2. Pop-Hop Books & Curio (Kickstarter): Considering the dire plight of independent bookstores, perhaps the bookworm in your life would appreciate a donation on her behalf to this new books/zines/collectibles store and arts space in LA.
3. Biket Initiative (IndieGoGo) This cool project eventually aims to bring bamboo bike factories to the developing world, but in the meantime, it’s giving bikes to children who have no other way of getting to school. Your donation of $50 buys a bike for a kid in Mali.
4. Everyone Is Gay (IndieGoGo): In its own words, Everyone Is Gay is “an advice website for all, with an emphasis on Lesbian, Gay, Bisexual, Transgender, and Queer (LGBTQ) youth. The website uses humor and honesty to support these youth, to dialogue with others in the LGBTQ community, and to simultaneously keep everyone laughing.” Your donation will help EIG launch a nationwide tour to high school and college campuses.

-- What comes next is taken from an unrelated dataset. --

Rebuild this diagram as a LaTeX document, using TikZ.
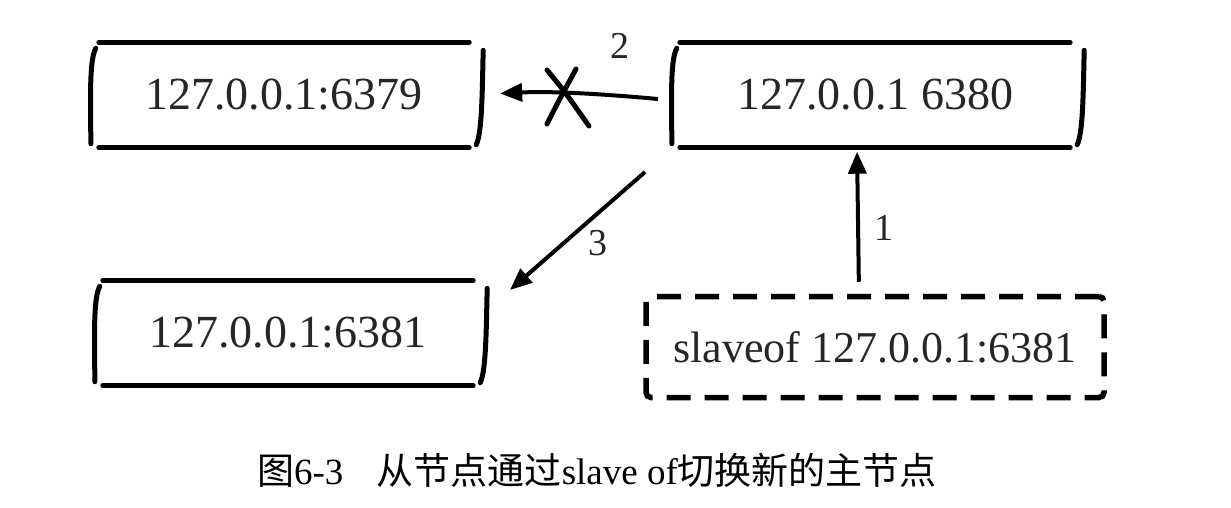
\documentclass[tikz,border=0pt]{standalone}
\usepackage{fontspec}
\newfontfamily\cjkfont{Noto Sans CJK SC}
\newfontfamily\capfont{Liberation Serif}
\usetikzlibrary{arrows.meta}

\tikzset{
  frame/.style={line width=5pt, line cap=round},
  hostbox/.style={minimum width=370pt, minimum height=105pt, inner sep=0pt,
    text=black!85, font=\capfont\fontsize{46}{50}\selectfont},
  cmdbox/.style={draw, dash pattern=on 24pt off 14pt, line width=5.5pt, rounded corners=5pt,
    minimum width=458pt, minimum height=101pt, inner sep=0pt,
    text=black!85, font=\capfont\fontsize{44}{50}\selectfont},
  arr/.style={line width=4pt, -{Triangle[length=22pt,width=18pt]}},
  steplabel/.style={inner sep=0pt, text=black!85, font=\capfont\fontsize{38}{40}\selectfont}
}

% top and bottom rules plus hand drawn side brackets
\newcommand{\sketchframe}[1]{%
  \draw[frame] (#1.north west) -- (#1.north east);
  \draw[frame] (#1.south west) -- (#1.south east);
  \draw[frame] ([shift={(-3pt,-6pt)}]#1.north west) .. controls +(-7pt,-12pt) and +(0pt,40pt) .. ([shift={(-8pt,4pt)}]#1.south west);
  \draw[frame] ([shift={(14pt,-8pt)}]#1.north east) .. controls +(-1pt,-40pt) and +(6pt,12pt) .. ([shift={(7pt,3pt)}]#1.south east);
}

\begin{document}
\begin{tikzpicture}[x=1pt, y=-1pt]
  \useasboundingbox (0,0) rectangle (1231,507);

  \node[hostbox] (m6379) at (284,95) {127.0.0.1:6379};
  \node[hostbox, minimum width=390pt] (m6380) at (875,95) {127.0.0.1 6380};
  \node[hostbox] (m6381) at (288,333) {127.0.0.1:6381};
  \node[cmdbox] (slave) at (875,347) {slaveof 127.0.0.1:6381};

  \sketchframe{m6379}
  \sketchframe{m6380}
  \sketchframe{m6381}

  % step 1
  \draw[arr, shorten <=12pt, shorten >=4pt] ([xshift=-16pt]slave.north) -- ([xshift=-18pt]m6380.south);
  \node[steplabel] (s1) at (884,228) {1};

  % step 2, cut
  \coordinate (t2) at (658,99);
  \draw[arr, shorten >=31pt] (t2) to[bend right=4] (m6379.east);
  \coordinate (cut) at (567,97);
  \draw[frame] ([shift={(-20pt,-27pt)}]cut) .. controls +(10pt,20pt) .. ([shift={(9pt,28pt)}]cut);
  \draw[frame] ([shift={(-20pt,27pt)}]cut) .. controls +(18pt,-22pt) .. ([shift={(22pt,-29pt)}]cut);
  \node[steplabel] (s2) at (620,46) {2};

  % step 3
  \coordinate (t3) at (645,172);
  \coordinate (h3) at (510,290);
  \draw[arr] (t3) -- (h3);
  \node[steplabel] (s3) at (598,243) {3};

  \node[font=\fontsize{37}{40}\selectfont] (cap) at (597,470)
    {\cjkfont 图\capfont 6-3\hspace{0.9em}\cjkfont 从节点通过\capfont slave of\cjkfont 切换新的主节点};
\end{tikzpicture}
\end{document}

5. The First 70 (Kickstarter): By July 2012, the state of California plans to close 70 of its 278 state parks. Saddened by the news, a group of friends decided to try to see all the parks before they were gone for good. Along the way, they discovered that “no one knew exactly what the conditions of closure would be, nor could they see how the state would ultimately benefit.” As a result, they’re aiming to make a documentary film in a bid to change the officials’ mind.

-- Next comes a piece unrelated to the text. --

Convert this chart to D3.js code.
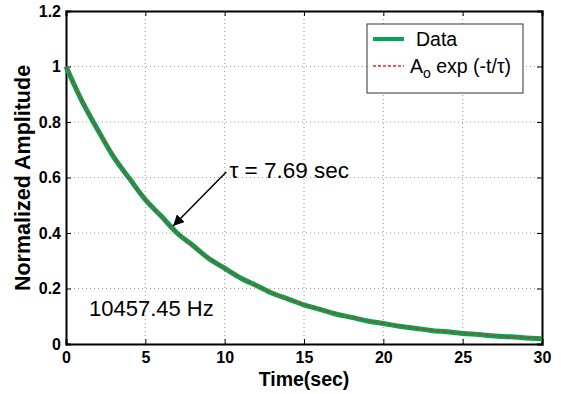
<!DOCTYPE html>
<html>
<head>
<meta charset="utf-8">
<script src="https://cdn.jsdelivr.net/npm/d3@7"></script>
<style>
  body { margin: 0; background: #fff; }
  text { font-family: "Liberation Sans", Arial, sans-serif; }
</style>
</head>
<body>
<div id="chart"></div>
<script>
// time (sec)
const times = d3.range(0, 31);
const dataValues = [1.000, 0.876, 0.772, 0.674, 0.596, 0.520, 0.461, 0.400, 0.355, 0.308,
  0.273, 0.238, 0.211, 0.183, 0.162, 0.141, 0.125, 0.108, 0.096, 0.083,
  0.074, 0.064, 0.057, 0.049, 0.044, 0.038, 0.034, 0.029, 0.026, 0.022, 0.019];
// fitted curve A0 exp(-t/tau)
const fitValues = [1.000, 0.878, 0.771, 0.677, 0.594, 0.522, 0.458, 0.402, 0.353, 0.310,
  0.272, 0.239, 0.210, 0.184, 0.162, 0.142, 0.125, 0.110, 0.096, 0.085,
  0.074, 0.065, 0.057, 0.050, 0.044, 0.039, 0.034, 0.030, 0.026, 0.023, 0.020];
const xTicks = [0, 5, 10, 15, 20, 25, 30];
const yTicks = [0, 0.2, 0.4, 0.6, 0.8, 1, 1.2];

const W = 561, H = 394;
const margin = { top: 11, right: 19, bottom: 50, left: 66 };
const width = W - margin.left - margin.right;
const height = H - margin.top - margin.bottom;

const svg = d3.select("#chart").append("svg").attr("width", W).attr("height", H);
const g = svg.append("g").attr("transform", `translate(${margin.left},${margin.top})`);

const x = d3.scaleLinear().domain([0, 30]).range([0, width]);
const y = d3.scaleLinear().domain([0, 1.2]).range([height, 0]);

// grid
g.selectAll(".gx").data(xTicks.slice(1, -1)).join("line")
  .attr("x1", d => x(d)).attr("x2", d => x(d)).attr("y1", 0).attr("y2", height)
  .attr("stroke", "#999").attr("stroke-dasharray", "1,3");
g.selectAll(".gy").data(yTicks.slice(1, -1)).join("line")
  .attr("y1", d => y(d)).attr("y2", d => y(d)).attr("x1", 0).attr("x2", width)
  .attr("stroke", "#999").attr("stroke-dasharray", "1,3");

// axes
const xAxis = g.append("g").attr("transform", `translate(0,${height})`)
  .call(d3.axisBottom(x).tickValues(xTicks).tickSize(-5).tickPadding(8).tickFormat(d3.format("d")));
const xTop = g.append("g").call(d3.axisTop(x).tickValues(xTicks).tickSize(-5).tickFormat(""));
const yAxis = g.append("g")
  .call(d3.axisLeft(y).tickValues(yTicks).tickSize(-5).tickPadding(5).tickFormat(d => d3.format("")(+d.toFixed(1))));
const yRight = g.append("g").attr("transform", `translate(${width},0)`)
  .call(d3.axisRight(y).tickValues(yTicks).tickSize(-5).tickFormat(""));
[xAxis, xTop, yAxis, yRight].forEach(a => {
  a.select(".domain").attr("stroke", "#000").attr("stroke-width", 2);
  a.selectAll(".tick line").attr("stroke", "#000");
  a.selectAll("text").attr("font-size", 16).attr("font-weight", "bold").attr("fill", "#000")
    .attr("font-family", "Liberation Sans, Arial, sans-serif");
});

// curves
const line = d3.line().x(d => x(d[0])).y(d => y(d[1])).curve(d3.curveMonotoneX);
g.append("path").datum(times.map((t, i) => [t, dataValues[i]]))
  .attr("d", line).attr("fill", "none").attr("stroke", "#00a651").attr("stroke-width", 5);
g.append("path").datum(times.map((t, i) => [t, fitValues[i]]))
  .attr("d", line).attr("fill", "none").attr("stroke", "#ee2222").attr("stroke-width", 1.5)
  .attr("stroke-dasharray", "4,3");

// annotation
svg.append("defs").append("marker").attr("id", "arr").attr("viewBox", "0 0 10 10")
  .attr("refX", 10).attr("refY", 5).attr("markerWidth", 11).attr("markerHeight", 11)
  .attr("markerUnits", "userSpaceOnUse").attr("orient", "auto")
  .append("path").attr("d", "M0,0 L10,5 L0,10 z").attr("fill", "#000");
g.append("line")
  .attr("x1", x(10.1)).attr("y1", y(0.62))
  .attr("x2", x(6.75)).attr("y2", y(0.425))
  .attr("stroke", "#000").attr("stroke-width", 1.5).attr("marker-end", "url(#arr)");
g.append("text").attr("x", x(10.3)).attr("y", y(0.6)).attr("font-size", 22.5)
  .text("τ = 7.69 sec");
g.append("text").attr("x", x(1.45)).attr("y", y(0.101)).attr("font-size", 22)
  .text("10457.45 Hz");

// legend
const lg = svg.append("g").attr("transform", "translate(367,24)");
lg.append("rect").attr("width", 156).attr("height", 69).attr("fill", "#fff")
  .attr("stroke", "#333").attr("stroke-width", 1);
lg.append("line").attr("x1", 6).attr("x2", 37).attr("y1", 15).attr("y2", 15)
  .attr("stroke", "#00a651").attr("stroke-width", 4);
lg.append("text").attr("x", 49).attr("y", 22).attr("font-size", 19.5).text("Data");
lg.append("line").attr("x1", 6).attr("x2", 37).attr("y1", 42).attr("y2", 42)
  .attr("stroke", "#ee2222").attr("stroke-width", 1.5).attr("stroke-dasharray", "3,2");
const ft = lg.append("text").attr("x", 43).attr("y", 49).attr("font-size", 19.5);
ft.append("tspan").text("A");
ft.append("tspan").attr("font-size", 14).attr("dy", 5).text("o");
ft.append("tspan").attr("dy", -5).text(" exp (-t/τ)");

// axis labels
svg.append("text").attr("x", 304).attr("y", 386)
  .attr("text-anchor", "middle").attr("font-size", 19.5).attr("font-weight", "bold")
  .text("Time(sec)");
svg.append("text").attr("transform", "translate(30,178) rotate(-90)")
  .attr("text-anchor", "middle").attr("font-size", 21.5).attr("font-weight", "bold")
  .text("Normalized Amplitude");
</script>
</body>
</html>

6. Behind the Smokescreen (Emphas.is): Since 2008, Italian photojournalist Rocco Rorandelli has been traveling the globe to document every part of the cigarette life cycle, from farm to factory to convenience store shelf to smokers’ back pockets. So far, his project has taken him to India, China, and Indonesia; next on his list is the good old USA. “I plan to document various aspects of the industry: from farming issues including child labor and immigration, to the facilities of the tobacco giants like Philip Morris, to the cultural links that persist in American society between people and the tobacco industry,” he writes. Your donation will help Rocco experience Marlboro Country firsthand.
7. Freight Farms (Kickstarter): This startup aims to build “modular, expandable, portable crop production units that can quickly and easily grow food ANYWHERE.” Powered by solar panels and irrigated by reclaimed water, these portable farms are mostly self-sustaining. It’s not hard to see how they could really come in handy in a food desert. Your donation will help get the first freight farms up and running.

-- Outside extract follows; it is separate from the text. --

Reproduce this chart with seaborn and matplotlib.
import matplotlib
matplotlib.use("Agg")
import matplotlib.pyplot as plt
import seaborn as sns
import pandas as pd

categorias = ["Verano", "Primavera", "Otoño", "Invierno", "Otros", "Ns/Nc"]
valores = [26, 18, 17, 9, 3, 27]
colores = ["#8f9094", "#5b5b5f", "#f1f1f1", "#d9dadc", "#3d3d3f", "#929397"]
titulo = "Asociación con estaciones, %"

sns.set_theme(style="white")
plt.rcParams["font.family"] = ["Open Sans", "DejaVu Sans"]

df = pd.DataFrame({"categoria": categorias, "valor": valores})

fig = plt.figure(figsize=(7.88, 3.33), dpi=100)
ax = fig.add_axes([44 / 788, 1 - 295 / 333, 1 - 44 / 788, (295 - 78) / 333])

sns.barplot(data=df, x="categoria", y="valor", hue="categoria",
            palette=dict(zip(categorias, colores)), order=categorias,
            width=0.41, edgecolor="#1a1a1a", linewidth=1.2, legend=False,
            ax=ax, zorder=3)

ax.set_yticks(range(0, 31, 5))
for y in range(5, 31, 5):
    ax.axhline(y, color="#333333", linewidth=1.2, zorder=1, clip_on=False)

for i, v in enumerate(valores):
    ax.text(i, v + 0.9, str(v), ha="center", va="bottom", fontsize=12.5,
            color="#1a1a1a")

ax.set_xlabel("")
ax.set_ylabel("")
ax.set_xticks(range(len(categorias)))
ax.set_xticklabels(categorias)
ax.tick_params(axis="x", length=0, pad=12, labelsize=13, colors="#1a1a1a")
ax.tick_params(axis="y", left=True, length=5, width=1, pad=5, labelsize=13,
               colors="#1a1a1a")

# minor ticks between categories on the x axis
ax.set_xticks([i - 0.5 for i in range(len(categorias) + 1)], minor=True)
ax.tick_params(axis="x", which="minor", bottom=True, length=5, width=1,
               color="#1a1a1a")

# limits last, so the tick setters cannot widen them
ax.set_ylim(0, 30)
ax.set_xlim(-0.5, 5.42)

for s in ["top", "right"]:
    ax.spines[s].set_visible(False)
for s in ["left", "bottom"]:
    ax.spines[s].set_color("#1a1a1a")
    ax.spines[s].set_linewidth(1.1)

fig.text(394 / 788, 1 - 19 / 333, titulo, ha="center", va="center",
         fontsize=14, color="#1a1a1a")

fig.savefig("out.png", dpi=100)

8. Soul Food Junkies (Kickstarter): In 2004, filmmaker Byron Hurt found out his dad had pancreatic cancer. Hurt suspected that his dad’s high-fat, meat-heavy diet was partially to blame, so he decided to make a documentary about his dad’s cuisine of choice: soul food. “Through candid interviews with soul food cooks, historians, and scholars, as well as doctors, family members, and everyday people, Soul Food Junkies blends history, humor, and heartwarming stories to place this culinary tradition under the microscope. Both the consequences and the benefits of soul food are carefully addressed. So too is the issue of low access to quality food in black communities, which makes it difficult for some black people to eat healthy.” Maybe you know a foodie who’d like to see this movie get made.
9. Holiday Hope for Survivors (Just Detention International): This one’s 100 percent free! Simply type in a holiday message of hope that you’d like to send to a victim of sexual abuse, and JDI will handwrite it onto a card and send it to someone who needs it.
10. Bay Area Urban Debate League (IndieGoGo): Help a high school kid in the San Francisco Bay Area learn to debate. Your gift of $20 supplies a debater-in-training with “files, timers, tubs to store the evidence they research by hand, and more”; $100 “gets a team of students out to a tournament who otherwise couldn’t make it, helping them their skills against some of the brightest minds in the Bay Area.”
Correction: An earlier version of this article incorrectly stated that 95 percent of clothes donated specifically to Goodwill end up in the developing world. The sentence has been corrected.